While, i won't really want to point this site vs. that site - i fundamentally believe that there is fundamental confusion Subjectivity vs. Quality?

try to read HBR blog and they are good; but almost every now and then i find myself disagree with some author and i feel may be thats fine in some US company culture but might be very bad in the context i am in.

There are many subjects which are inherently judgement driven and they will be subjective. But subjective answers don't have to be Bad quality answers.

I have nothing against mods who do a fine job against bad questions but once it turns into a primary school headmaster approach you just keep fighting for definition.

We must encourage good content. And definitely remove reps (similar to community wiki situation) when we see so much non-sense OR de-activate the question (question will not feature much on top active list when too many comments goes beyond quality answers. Reps becomes primary motivation for people to keep pumping posts and comments actually keep questions active inviting more people to it.
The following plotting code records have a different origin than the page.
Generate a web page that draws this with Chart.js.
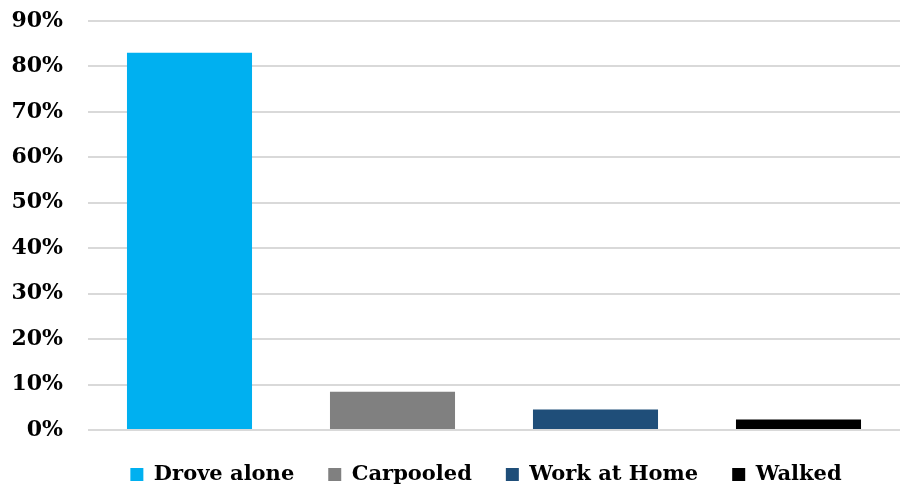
<!DOCTYPE html>
<html>
<head>
<meta charset="utf-8">
<script src="https://cdn.jsdelivr.net/npm/chart.js@4.4.1/dist/chart.umd.min.js"></script>
<style>
  html, body { margin: 0; padding: 0; background: #fff; }
  #wrap { width: 906px; height: 485px; }
</style>
</head>
<body>
<div id="wrap"><canvas id="modeChart" width="906" height="485"></canvas></div>
<script>
// commute mode shares (%)
const modes = ["Drove alone", "Carpooled", "Work at Home", "Walked"];
const shares = [83.0, 8.4, 4.5, 2.3];
const colors = ["#00B0F0", "#808080", "#1F4E79", "#000000"];
const yTicks = [0, 10, 20, 30, 40, 50, 60, 70, 80, 90];

const tickFont = { family: "'DejaVu Serif', serif", weight: "bold", size: 22 };
const legendFont = { family: "'DejaVu Serif', serif", weight: "bold", size: 21 };

// one dataset per mode so the legend lists each bar
const datasets = modes.map((m, i) => ({
    label: m,
    data: [shares[i]],
    backgroundColor: colors[i],
    borderWidth: 0,
    categoryPercentage: 1.0,
    barPercentage: 0.616,
}));

// fix legend height and centre it under the plot area, like the original
const legendPlace = {
    id: "legendPlace",
    afterInit(chart) {
        const fit = chart.legend.fit;
        chart.legend.fit = function () {
            fit.call(this);
            this.height = 55;
        };
    },
    afterLayout(chart) {
        chart.legend.left += 36;
        chart.legend.right += 36;
    },
};

const ctx = document.getElementById("modeChart").getContext("2d");
new Chart(ctx, {
    type: "bar",
    data: { labels: [""], datasets },
    options: {
        responsive: false,
        animation: false,
        layout: { padding: { top: 21, right: 6, left: 0, bottom: 0 } },
        plugins: {
            tooltip: { enabled: false },
            legend: {
                position: "bottom",
                labels: {
                    font: legendFont,
                    color: "#000",
                    boxWidth: 13,
                    boxHeight: 13,
                    padding: 34,
                },
            },
        },
        scales: {
            x: {
                display: false,
            },
            y: {
                min: 0,
                max: 90,
                afterFit: (s) => {
                    s.width = 88;
                    s.paddingTop = 0;
                    s.paddingBottom = 0;
                },
                afterBuildTicks: (s) => { s.ticks = yTicks.map((v) => ({ value: v })); },
                border: { display: false },
                grid: { color: "#d9d9d9", lineWidth: 2, drawTicks: false },
                ticks: {
                    padding: 25,
                    color: "#000",
                    font: tickFont,
                    callback: (v) => v + "%",
                },
            },
        },
    },
    plugins: [legendPlace],
});
</script>
</body>
</html>
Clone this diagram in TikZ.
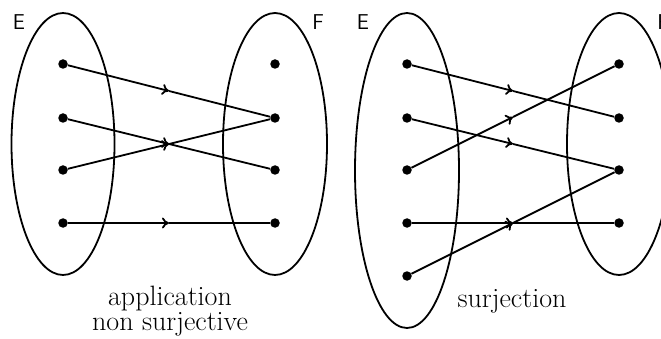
\documentclass[tikz,border=0pt]{standalone}
\usetikzlibrary{calc,arrows.meta}
\begin{document}
\begin{tikzpicture}[x=1pt,y=-1pt,
  dot/.style={circle,fill=black,inner sep=0pt,minimum size=9.5pt},
  setline/.style={line width=1.8pt},
  mapline/.style={line width=1.8pt},
  arr/.style={line width=1.8pt,-{To[length=7pt,width=11pt]}},
  setlabel/.style={font=\sffamily\fontsize{21.5}{26}\selectfont},
  caption/.style={font=\fontsize{28}{30}\selectfont,anchor=base,inner sep=0pt}]
\useasboundingbox (0,0) rectangle (661,339);
% left diagram
\draw[setline] (63,144) ellipse [x radius=51.5, y radius=131];
\draw[setline] (275,144) ellipse [x radius=52, y radius=131];
\node[setlabel] (LE) at (19,22) {E};
\node[setlabel] (LF) at (318,22) {F};
\foreach \i/\y in {1/64,2/118,3/170,4/223}{
  \node[dot] (a\i) at (63,\y) {};
  \node[dot] (b\i) at (275,\y) {};
}
\foreach \s/\t in {a1/b2,a2/b3,a3/b2,a4/b4}{
  \coordinate (m\s) at ($(\s)!.5!(\t)$);
  \draw[arr] (\s) -- (m\s);
  \draw[mapline] (m\s) -- (\t);
}
\node[caption] (cap1a) at (170,305) {application};
\node[caption] (cap1b) at (170,330) {non surjective};
% right diagram
\draw[setline] (407,170.5) ellipse [x radius=52, y radius=157.5];
\draw[setline] (619,144) ellipse [x radius=52, y radius=131];
\node[setlabel] (RE) at (363,22) {E};
\node[setlabel] (RF) at (663,22) {F};
\foreach \i/\y in {1/64,2/118,3/170,4/223,5/276}{
  \node[dot] (c\i) at (407,\y) {};
}
\foreach \i/\y in {1/64,2/118,3/170,4/223}{
  \node[dot] (d\i) at (619,\y) {};
}
\foreach \s/\t in {c1/d2,c2/d3,c3/d1,c4/d4,c5/d3}{
  \coordinate (m\s) at ($(\s)!.5!(\t)$);
  \draw[arr] (\s) -- (m\s);
  \draw[mapline] (m\s) -- (\t);
}
\node[caption] (cap2) at (512,307) {surjection};
\end{tikzpicture}
\end{document}
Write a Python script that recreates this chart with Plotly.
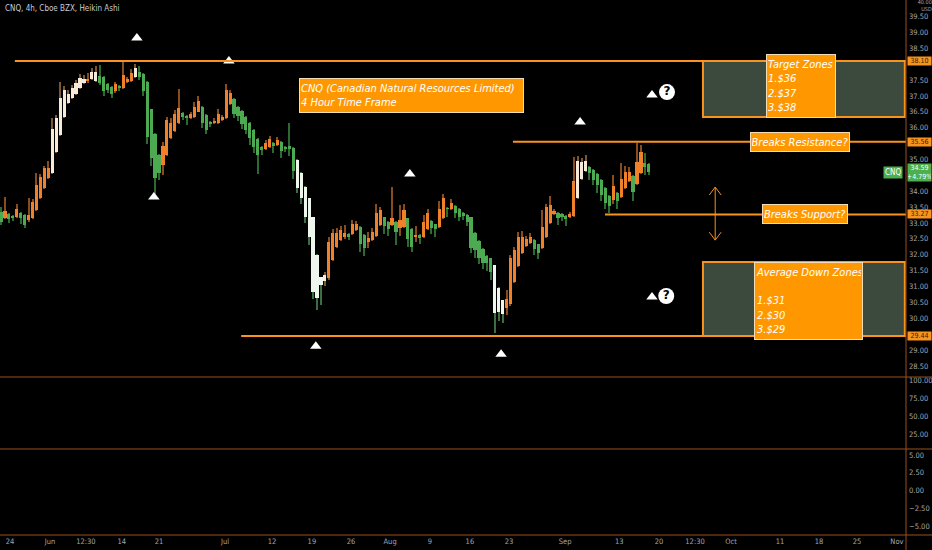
import plotly.graph_objects as go

# ---------------- data (Heikin Ashi 4h bars, CNQ) ----------------
bar_open = [33.34,33.15,33.28,33.22,33.18,33.31,33.25,33.09,33.15,33.41,
 33.78,34.10,34.42,34.57,35.24,35.77,36.34,36.78,36.94,37.06,
 37.25,37.41,37.47,37.54,37.47,37.63,37.60,37.38,37.28,37.16,
 37.31,37.25,37.44,37.47,37.60,37.76,37.69,37.44,36.59,35.80,
 35.14,34.83,35.14,35.68,35.90,36.15,36.46,36.37,36.31,36.34,
 36.50,36.65,36.40,36.18,36.15,36.15,36.24,36.31,36.75,36.90,
 36.65,36.53,36.34,36.15,35.93,35.65,35.39,35.33,35.39,35.52,
 35.46,35.55,35.39,35.42,35.36,34.98,34.57,34.13,33.78,33.18,
 31.99,31.29,31.17,31.26,31.83,32.24,32.46,32.55,32.65,32.65,
 32.78,32.87,32.62,32.40,32.46,32.59,32.93,33.18,33.03,32.93,
 33.03,32.84,32.87,33.15,32.81,32.55,32.62,32.55,32.81,33.06,
 32.96,32.87,33.15,33.47,33.44,33.53,33.44,33.31,33.25,33.18,
 32.68,32.43,32.18,31.96,31.89,31.67,30.95,30.57,30.32,30.44,
 31.14,31.64,32.05,32.27,32.37,32.46,32.33,32.21,32.55,33.00,
 33.28,33.31,33.28,33.22,33.18,33.22,33.78,34.39,34.64,34.76,
 34.67,34.54,34.35,34.10,33.85,33.72,33.94,33.81,34.10,34.32,
 34.48,34.22,34.57,34.89,34.86]
bar_high = [33.50,33.81,33.31,33.25,33.60,33.34,33.28,33.78,33.75,34.57,
 34.55,34.80,34.95,36.30,36.40,37.44,37.30,37.20,37.35,37.50,
 37.70,37.65,37.72,37.88,37.95,37.98,37.63,37.40,37.30,37.45,
 37.33,38.07,37.60,37.85,38.01,37.94,37.72,37.46,36.60,35.82,
 35.16,35.55,36.35,36.30,36.55,37.22,36.50,36.40,36.50,36.80,
 37.00,36.68,36.42,36.20,36.30,36.60,36.40,37.38,37.20,36.93,
 36.67,36.55,36.36,36.17,35.95,35.67,35.41,35.62,35.75,35.54,
 35.70,35.57,35.41,36.15,35.38,35.00,34.59,34.15,33.80,33.20,
 32.01,31.31,31.45,32.55,32.80,32.85,32.90,32.95,32.67,33.10,
 33.05,32.89,32.64,32.70,32.85,33.60,33.50,33.20,33.05,34.13,
 33.05,33.56,33.60,33.17,32.83,32.90,32.64,33.25,33.45,33.08,
 32.98,33.70,33.90,33.50,33.75,33.55,33.46,33.33,33.27,33.20,
 32.70,32.45,32.20,31.98,31.91,31.69,30.97,30.59,30.90,32.00,
 32.25,32.70,32.75,32.60,32.68,32.48,32.35,33.40,33.60,33.85,
 33.45,33.33,33.30,33.24,33.35,35.08,35.10,35.05,35.15,34.78,
 34.69,34.56,34.37,34.12,33.87,34.50,33.96,34.90,34.80,34.75,
 34.50,35.52,35.45,35.20,34.88]
bar_low = [32.93,33.12,32.99,33.06,33.15,32.96,32.85,33.02,33.12,33.38,
 33.75,34.08,34.40,34.55,35.20,35.75,36.30,36.75,36.90,37.03,
 37.22,37.38,37.40,37.50,37.45,37.35,37.00,37.10,36.95,37.10,
 37.15,37.22,37.40,37.45,37.58,37.50,37.00,35.50,34.80,33.88,
 34.35,34.50,35.10,35.65,35.85,36.12,36.25,36.10,36.28,36.30,
 36.48,36.00,35.80,36.02,36.12,36.12,36.20,36.28,36.72,36.30,
 36.20,35.95,35.80,35.45,35.20,34.55,35.15,35.30,35.36,35.20,
 35.43,35.05,35.25,35.10,34.40,33.95,33.60,33.00,32.30,30.60,
 30.26,30.41,31.00,31.20,31.80,32.20,32.43,32.50,32.45,32.62,
 32.75,32.10,31.95,32.20,32.43,32.56,32.90,32.65,32.60,32.90,
 32.30,32.60,32.84,32.25,32.10,32.40,32.35,32.52,32.78,32.65,
 32.55,32.84,33.12,33.20,33.41,33.15,33.05,33.10,32.90,32.05,
 31.90,31.70,31.55,31.50,31.20,29.53,29.90,29.85,30.10,30.40,
 31.10,31.60,32.02,32.24,32.34,32.00,31.85,32.18,32.52,32.97,
 33.25,32.95,33.05,32.90,33.15,33.19,33.75,34.36,34.60,34.35,
 34.20,33.95,33.70,33.45,33.31,33.60,33.45,33.78,34.07,34.29,
 33.70,34.19,34.54,34.50,34.50]
bar_close = [33.03,33.37,33.12,33.15,33.44,33.15,32.93,33.25,33.66,34.19,
 34.45,34.73,34.73,35.96,36.31,36.94,37.19,37.06,37.25,37.41,
 37.57,37.54,37.54,37.76,37.76,37.41,37.16,37.19,37.06,37.38,
 37.25,37.66,37.54,37.72,37.88,37.60,37.16,35.71,35.03,34.42,
 34.57,35.42,36.24,36.15,36.43,36.62,36.34,36.31,36.43,36.65,
 36.84,36.15,35.93,36.12,36.21,36.43,36.34,37.19,37.09,36.43,
 36.37,36.12,35.93,35.68,35.39,35.14,35.30,35.52,35.65,35.42,
 35.61,35.27,35.36,35.33,34.64,34.10,33.78,33.18,32.55,30.82,
 30.63,31.04,31.36,32.40,32.68,32.68,32.78,32.68,32.55,32.96,
 32.96,32.33,32.21,32.52,32.71,33.31,33.41,32.90,32.81,33.15,
 32.71,33.09,33.41,32.49,32.24,32.62,32.52,33.03,33.31,32.84,
 32.81,33.44,33.78,33.44,33.63,33.31,33.18,33.22,33.03,32.21,
 32.15,31.89,31.74,31.74,31.45,30.16,30.19,30.13,30.60,31.89,
 32.15,32.55,32.55,32.49,32.55,32.18,32.05,32.87,33.50,33.56,
 33.37,33.15,33.18,33.12,33.28,34.32,34.95,34.92,34.95,34.57,
 34.35,34.19,33.88,33.63,33.53,34.16,33.69,34.39,34.61,34.61,
 33.97,34.92,35.24,34.76,34.62]
# bars flagged as strong-trend (drawn pale)
strong_bars = [13,14,15,16,17,18,19,20,21,23,24,34,75,76,77,78,79,80,81,82,125,126,127,146,147,148]

x_tick_pos = [2.3,12.4,21.5,30.6,40.0,56.7,68.6,78.7,88.6,98.5,108.6,118.7,128.6,142.8,156.5,166.6,175.7,184.8,197.2,207.1,216.7,226.8]
x_tick_text = ["24","Jun","12:30","14","21","Jul","12","19","26","Aug","9","16","23","Sep","13","20","12:30","Oct","11","18","25","Nov"]

# price scale ticks (those hidden behind highlighted labels are left out)
price_ticks = [28.5,29.0,30.0,30.5,31.0,31.5,32.0,32.5,33.0,33.5,34.0,35.0,36.0,36.5,37.0,37.5,38.5,39.0,39.5]
price_top_label = "40.00"
currency = "USD"
osc1_ticks = [25,50,75,100]
osc2_ticks = [-5,-2.5,0,2.5,5]

# drawing levels
level_target_top = 38.10
level_resistance = 35.56
level_support = 33.27
level_avg_bottom = 29.44
target_zone_low = 36.34
avg_zone_high = 31.77
level_start = {38.10: 3.5, 35.56: 129.6, 33.27: 152.9, 29.44: 60.8}
zone_start = 177.7

# arrow marks (bar index, price)
mark_x = [34.4, 57.7, 38.7, 103.5, 146.6, 79.7, 126.6, 164.8, 164.8]
mark_y = [38.82, 38.10, 33.82, 34.54, 36.18, 29.12, 28.87, 37.03, 30.67]
q_x = [168.6, 168.4]
q_y = [37.12, 30.70]

last_price = 34.59
last_change = "+4.79%"

# ---------------- figure ----------------
n = len(bar_close)
idx = list(range(n))
ORANGE = "#f0812a"; GREEN = "#4caa50"; CREAM = "#f6ead8"; PALE = "#eef6ee"
W_OR = "#8a4c1c"; W_GR = "#2d6a32"; W_CR = "#7a5634"; W_PA = "#3c6e42"
body_col, wick_col, base, height = [], [], [], []
for i in idx:
    o, c = bar_open[i], bar_close[i]
    up = c >= o
    if i in strong_bars:
        body_col.append(CREAM if up else PALE); wick_col.append(W_CR if up else W_PA)
    else:
        body_col.append(ORANGE if up else GREEN); wick_col.append(W_OR if up else W_GR)
    base.append(min(o, c)); height.append(max(abs(c - o), 0.03))

fig = go.Figure()
fig.add_trace(go.Bar(x=idx, y=[h - l for h, l in zip(bar_high, bar_low)], base=bar_low, width=0.3,
                     marker=dict(color=wick_col, line=dict(width=0)), hoverinfo="skip"))
fig.add_trace(go.Bar(x=idx, y=height, base=base, width=0.8,
                     marker=dict(color=body_col, line=dict(width=0)), hoverinfo="skip"))

LINE = "#f7931e"
XMAX = 229.1
# zones
fig.add_shape(type="rect", xref="x", yref="y", x0=zone_start, x1=XMAX - 0.3, y0=target_zone_low, y1=level_target_top,
              fillcolor="#3b4a3d", line=dict(color=LINE, width=2), layer="below")
fig.add_shape(type="rect", xref="x", yref="y", x0=zone_start, x1=XMAX - 0.3, y0=level_avg_bottom, y1=avg_zone_high,
              fillcolor="#3b4a3d", line=dict(color=LINE, width=2), layer="below")
for lv, st in level_start.items():
    fig.add_shape(type="line", xref="x", yref="y", x0=st, x1=XMAX, y0=lv, y1=lv, line=dict(color=LINE, width=2))

# marks
fig.add_trace(go.Scatter(x=mark_x, y=mark_y, mode="markers", marker=dict(symbol="triangle-up", size=10, color="white"),
                         hoverinfo="skip"))
fig.add_trace(go.Scatter(x=q_x, y=q_y, mode="markers+text", text=["<b>?</b>", "<b>?</b>"], textposition="middle center",
                         textfont=dict(color="black", size=12, family="DejaVu Sans"),
                         marker=dict(symbol="circle", size=16, color="white"), hoverinfo="skip"))
# double arrow
ax = 180.8
fig.add_trace(go.Scatter(x=[ax, ax, None, ax - 1.5, ax, ax + 1.5, None, ax - 1.5, ax, ax + 1.5],
                         y=[34.13, 32.46, None, 33.88, 34.13, 33.88, None, 32.71, 32.46, 32.71],
                         mode="lines", line=dict(color=LINE, width=1), hoverinfo="skip"))
# empty traces for lower panes
fig.add_trace(go.Scatter(x=[None], y=[None], yaxis="y2", hoverinfo="skip"))
fig.add_trace(go.Scatter(x=[None], y=[None], yaxis="y3", hoverinfo="skip"))

TXTFONT = "Liberation Sans Narrow, DejaVu Sans Condensed, Open Sans, sans-serif"
BOX = "#ff9800"
def box(x, y, text, w, h, align="left", size=11):
    fig.add_annotation(x=x, y=y, xref="x", yref="y", text=text, showarrow=False, align=align,
                       width=w, height=h, bgcolor=BOX, bordercolor="#f4dcb4", borderwidth=1, borderpad=1,
                       font=dict(family=TXTFONT, size=size, color="white"), xanchor="center", yanchor="middle")

box(103.9, 37.01, "<i>CNQ (Canadian Natural Resources Limited)<br>4 Hour Time Frame</i>", 221, 31)
box(202.5, 37.31, "<i>Target Zones<br>1.$36<br>2.$37<br>3.$38</i>", 66, 60)
box(202.3, level_resistance, "<i>Breaks Resistance?</i>", 96, 16, "center")
box(203.5, level_support, "<i>Breaks Support?</i>", 82, 16, "center")
box(204.4, 30.54, "<i>Average Down Zones<br><br>1.$31<br>2.$30<br>3.$29</i>", 105, 74)

# axis price labels
AXF = "Liberation Sans Narrow, DejaVu Sans Condensed, Liberation Sans, sans-serif"
for lv in [level_target_top, level_resistance, level_support, level_avg_bottom]:
    fig.add_annotation(x=1, xref="paper", y=lv, yref="y", text=f"{lv:.2f}", showarrow=False, xanchor="left",
                       yanchor="middle", bgcolor=LINE, font=dict(family=AXF, size=7, color="#3a1c00"),
                       borderpad=0, width=23, xshift=1)
fig.add_annotation(x=1, xref="paper", y=last_price, yref="y", text=f"{last_price:.2f}<br>{last_change}",
                   showarrow=False, xanchor="left", yanchor="middle", bgcolor="#4caf50",
                   font=dict(family=AXF, size=7, color="white"), borderpad=0, width=23, xshift=1)
fig.add_annotation(x=1, xref="paper", y=last_price, yref="y", text="CNQ", showarrow=False, xanchor="right",
                   yanchor="middle", bgcolor="#4caf50", font=dict(family=AXF, size=8, color="white"),
                   borderpad=1, xshift=-3)
fig.add_annotation(x=1, xref="paper", y=1, yref="paper", text=f"{price_top_label}<br>{currency}", showarrow=False,
                   xanchor="left", yanchor="top", align="right", width=22, borderpad=0,
                   font=dict(family=AXF, size=5.5, color="#a3a6af"), xshift=3, yshift=2)
fig.add_annotation(x=0, xref="paper", y=1, yref="paper", text="CNQ, 4h, Cboe BZX, Heikin Ashi", showarrow=False,
                   xanchor="left", yanchor="top", font=dict(family=AXF, size=8, color="#c9ccd3"), xshift=3, yshift=-2)

# pane separators
SEP = "#9a4f1c"
D1 = (535 - 377) / 535
D2 = (535 - 449) / 535
for yy in [D1, D2, 0]:
    fig.add_shape(type="line", xref="paper", yref="paper", x0=0, x1=932 / 906, y0=yy, y1=yy,
                  line=dict(color=SEP, width=1))
fig.add_shape(type="line", xref="paper", yref="paper", x0=1, x1=1, y0=-15 / 535, y1=1, line=dict(color=SEP, width=1))

tickf = dict(family=AXF, size=7.5, color="#a3a6af")
yax_common = dict(side="right", anchor="x", tickfont=tickf, showgrid=False, zeroline=False, ticks="",
                  ticklabelstandoff=2, automargin=False)
fig.update_layout(
    width=932, height=550, margin=dict(l=0, r=26, t=0, b=15, autoexpand=False),
    paper_bgcolor="black", plot_bgcolor="black", showlegend=False, barmode="overlay", bargap=0,
    xaxis=dict(range=[-0.25, XMAX], domain=[0, 1], anchor="y3", tickvals=x_tick_pos, ticktext=x_tick_text,
               tickfont=tickf, showgrid=False, zeroline=False, showline=False, ticks="", automargin=False),
    yaxis=dict(domain=[D1, 1], range=[28.15, 40.02], tickvals=price_ticks,
               ticktext=[f"{v:.2f}" for v in price_ticks], **yax_common),
    yaxis2=dict(domain=[D2, D1], range=[4.2, 104.2], tickvals=osc1_ticks,
                ticktext=[f"{v:.2f}" for v in osc1_ticks], **yax_common),
    yaxis3=dict(domain=[0, D2], range=[-6.27, 5.85], tickvals=osc2_ticks,
                ticktext=[f"{v:.2f}".replace("-", "\u2212") for v in osc2_ticks], **yax_common),
)
fig.write_html("out.html", config={"displayModeBar": False},
               post_script="document.body.style.margin='0';document.body.style.overflow='hidden';")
As far as long term quality goal is concerned it cann't be generated out of pruning alone. Overall, we won't be able to stop people by being watch dog as much as we will achieve by extending the education in a positive way!

1

Having experienced several beta sites I can say that unless we take definitive action this will happen.

Each community is determined that it will be the one that manages subjective questions and discussions because they are "different" to the other communities on the network - despite sharing a large number of the same users.

I think the only thing that can vary is the duration of this phase. Keeping a close eye on the site and leading by example in editing, down-voting and voting to close these questions as appropriate is vital.